GIVEN INSTRUCTION: Print exactly the lines from the first one down to the line containing "plt.rcParams['font.family'] = ['Liberation", both ends included, with no pictures and nothing else.
+ + +
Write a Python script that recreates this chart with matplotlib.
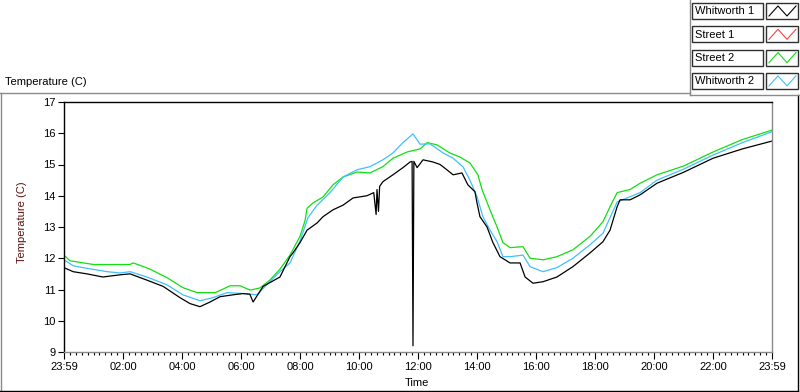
import matplotlib
matplotlib.use("Agg")
import matplotlib.pyplot as plt
from matplotlib.lines import Line2D
from matplotlib.patches import Rectangle

plt.rcParams['font.family'] = ['Liberation Sans', 'DejaVu Sans']

# 시리즈 데이터 (hours since 23:59, temperature in C)
street2_h = [0, 0.2, 1.0, 2.24, 2.34, 2.5, 2.92, 3.49, 4.03, 4.51, 5.12, 5.36, 5.63, 5.97,
             6.31, 6.64, 6.98, 7.32, 7.66, 8.0, 8.17, 8.24, 8.44, 8.78, 9.12, 9.46, 9.93,
             10.37, 10.81, 11.15, 11.63, 12.07, 12.31, 12.64, 13.08, 13.42, 13.76, 14.03,
             14.17, 14.44, 14.68, 14.88, 15.12, 15.56, 15.8, 16.24, 16.71, 17.25, 17.83,
             18.27, 18.51, 18.75, 19.19, 19.53, 20.1, 21.0, 22.0, 23.0, 24.0]
street2_t = [12.1, 11.92, 11.8, 11.8, 11.85, 11.8, 11.65, 11.38, 11.06, 10.9, 10.9, 11.0, 11.12,
             11.12, 10.98, 11.05, 11.3, 11.65, 12.1, 12.7, 13.2, 13.6, 13.77, 13.96, 14.35, 14.6,
             14.76, 14.73, 14.93, 15.2, 15.4, 15.5, 15.7, 15.63, 15.37, 15.24, 15.05, 14.67,
             14.2, 13.55, 13.0, 12.5, 12.34, 12.37, 12.0, 11.95, 12.05, 12.27, 12.7, 13.17,
             13.65, 14.1, 14.2, 14.4, 14.67, 14.95, 15.4, 15.8, 16.1]

whit2_h = [0, 0.31, 0.64, 1.46, 1.9, 2.24, 2.81, 3.49, 4.03, 4.61, 5.05, 5.53, 6.07, 6.54,
           6.98, 7.32, 7.66, 8.0, 8.27, 8.58, 9.02, 9.46, 9.93, 10.37, 10.81, 11.15, 11.49,
           11.83, 12.07, 12.41, 12.85, 13.19, 13.53, 13.76, 14.0, 14.2, 14.44, 14.68, 14.88,
           15.12, 15.56, 15.8, 16.24, 16.71, 17.25, 17.83, 18.27, 18.51, 18.75, 19.19, 19.53,
           20.1, 21.0, 22.0, 23.0, 24.0]
whit2_t = [11.95, 11.76, 11.7, 11.57, 11.53, 11.57, 11.4, 11.15, 10.83, 10.64, 10.74, 10.9,
           10.87, 10.83, 11.25, 11.57, 11.85, 12.55, 13.3, 13.7, 14.1, 14.6, 14.83, 14.93,
           15.15, 15.37, 15.7, 15.98, 15.65, 15.66, 15.37, 15.2, 14.92, 14.5, 13.97, 13.33,
           12.9, 12.53, 12.05, 12.05, 12.1, 11.73, 11.57, 11.7, 12.0, 12.43, 12.8, 13.3, 13.8,
           13.97, 14.1, 14.5, 14.85, 15.3, 15.7, 16.05]

whit1_h = [0, 0.31, 0.78, 1.32, 1.9, 2.24, 2.81, 3.36, 3.93, 4.27, 4.61, 4.95, 5.29, 5.73,
           6.07, 6.3, 6.41, 6.75, 7.32, 7.66, 7.76, 8.0, 8.24, 8.58, 8.78, 9.12, 9.46, 9.8,
           10.27, 10.5, 10.58, 10.61, 10.66, 10.7, 10.81, 11.15, 11.49, 11.73, 11.8, 11.83,
           11.86, 11.97, 12.17, 12.51, 12.75, 12.98, 13.19, 13.49, 13.69, 13.93, 14.0, 14.1,
           14.34, 14.54, 14.78, 15.12, 15.46, 15.63, 15.9, 16.24, 16.71, 17.25, 17.83, 18.27,
           18.51, 18.75, 18.85, 19.19, 19.53, 20.1, 21.0, 22.0, 23.0, 24.0]
whit1_t = [11.7, 11.57, 11.5, 11.4, 11.47, 11.5, 11.3, 11.1, 10.74, 10.55, 10.45, 10.6, 10.77,
           10.83, 10.87, 10.85, 10.6, 11.1, 11.4, 12.05, 12.17, 12.5, 12.9, 13.13, 13.33, 13.55,
           13.7, 13.93, 14.0, 14.1, 13.4, 14.2, 13.5, 14.3, 14.45, 14.67, 14.9, 15.08, 15.1,
           9.2, 15.1, 14.9, 15.15, 15.08, 15.0, 14.83, 14.67, 14.73, 14.35, 14.13, 13.77, 13.33,
           13.0, 12.5, 12.05, 11.85, 11.85, 11.4, 11.2, 11.25, 11.4, 11.73, 12.17, 12.53, 12.9,
           13.65, 13.87, 13.87, 14.03, 14.4, 14.75, 15.2, 15.5, 15.75]

legend_names = ["Whitworth 1", "Street 1", "Street 2", "Whitworth 2"]
legend_colors = ["#000000", "#ff4040", "#10e010", "#40bfff"]
tick_hours = [0, 2, 4, 6, 8, 10, 12, 14, 16, 18, 20, 22, 24]
tick_labels = ["23:59", "02:00", "04:00", "06:00", "08:00", "10:00", "12:00",
               "14:00", "16:00", "18:00", "20:00", "22:00", "23:59"]

W, H = 800, 392


def px(x, y):
    return x / W, 1 - y / H


fig = plt.figure(figsize=(8, 3.92), dpi=100)
ax = fig.add_axes([64 / W, 1 - 352 / H, 708 / W, 250 / H])

ax.plot(street2_h, street2_t, color=legend_colors[2], lw=0.9)
ax.plot(whit2_h, whit2_t, color=legend_colors[3], lw=0.9)
ax.plot(whit1_h, whit1_t, color=legend_colors[0], lw=0.9)

ax.set_xlim(0, 24)
ax.set_ylim(9, 17)
ax.set_yticks(range(9, 18))
ax.set_xticks(tick_hours)
ax.set_xticklabels(tick_labels)
ax.set_xticks([i * 0.2 for i in range(121)], minor=True)
ax.tick_params(axis='y', length=4, width=0.8, labelsize=8, pad=2)
ax.tick_params(axis='x', which='major', length=5, width=0.8, labelsize=8, pad=2)
ax.tick_params(axis='x', which='minor', length=2.5, width=0.8)
ax.spines['left'].set_color('black')
ax.spines['top'].set_color('black')
ax.spines['bottom'].set_color('#8a8a8a')
ax.spines['right'].set_color('#8a8a8a')
for s in ax.spines.values():
    s.set_linewidth(1.0)

# 라벨
fig.text(*px(5, 82), "Temperature (C)", fontsize=8, va='center', ha='left')
fig.text(*px(22, 222), "Temperature (C)", fontsize=8, rotation=90,
         va='center', ha='center', color='#5a1010')
fig.text(*px(405, 383), "Time", fontsize=8, va='center', ha='left')

# 패널 테두리
def hline(x0, x1, y, c):
    fig.add_artist(Line2D([x0 / W, x1 / W], [1 - y / H, 1 - y / H], color=c, lw=1,
                          transform=fig.transFigure))


def vline(x, y0, y1, c):
    fig.add_artist(Line2D([x / W, x / W], [1 - y0 / H, 1 - y1 / H], color=c, lw=1,
                          transform=fig.transFigure))


hline(0, 690, 93, '#8a8a8a')
vline(0.5, 93, 391, '#8a8a8a')
hline(0, 798, 391, 'black')
vline(797.5, 95, 391, 'black')
vline(689.5, 0, 95, '#8a8a8a')
hline(690, 800, 95, '#8a8a8a')

# 범례
for i, (name, c) in enumerate(zip(legend_names, legend_colors)):
    top = 3 + 23.3 * i
    x0, y0 = px(692, top + 16)
    fig.add_artist(Rectangle((x0, y0), 71 / W, 16 / H, transform=fig.transFigure,
                             facecolor='white', edgecolor='#303030', lw=1))
    fig.text(*px(695, top + 8.5), name, fontsize=8, va='center', ha='left')
    sx, sy = px(766, top + 16)
    fig.add_artist(Rectangle((sx, sy), 32 / W, 16 / H, transform=fig.transFigure,
                             facecolor='white', edgecolor='#303030', lw=1))
    zx = [769, 778, 787, 796]
    zy = [top + 13, top + 3, top + 13, top + 3]
    fig.add_artist(Line2D([v / W for v in zx], [1 - v / H for v in zy], color=c, lw=0.8,
                          transform=fig.transFigure))

plt.savefig("out.png", dpi=100, facecolor='white')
+ + +
WRITTEN SOLUTION:
Write a Python script that recreates this chart with matplotlib.
import matplotlib
matplotlib.use("Agg")
import matplotlib.pyplot as plt
from matplotlib.lines import Line2D
from matplotlib.patches import Rectangle

plt.rcParams['font.family'] = ['Liberation Sans', 'DejaVu Sans']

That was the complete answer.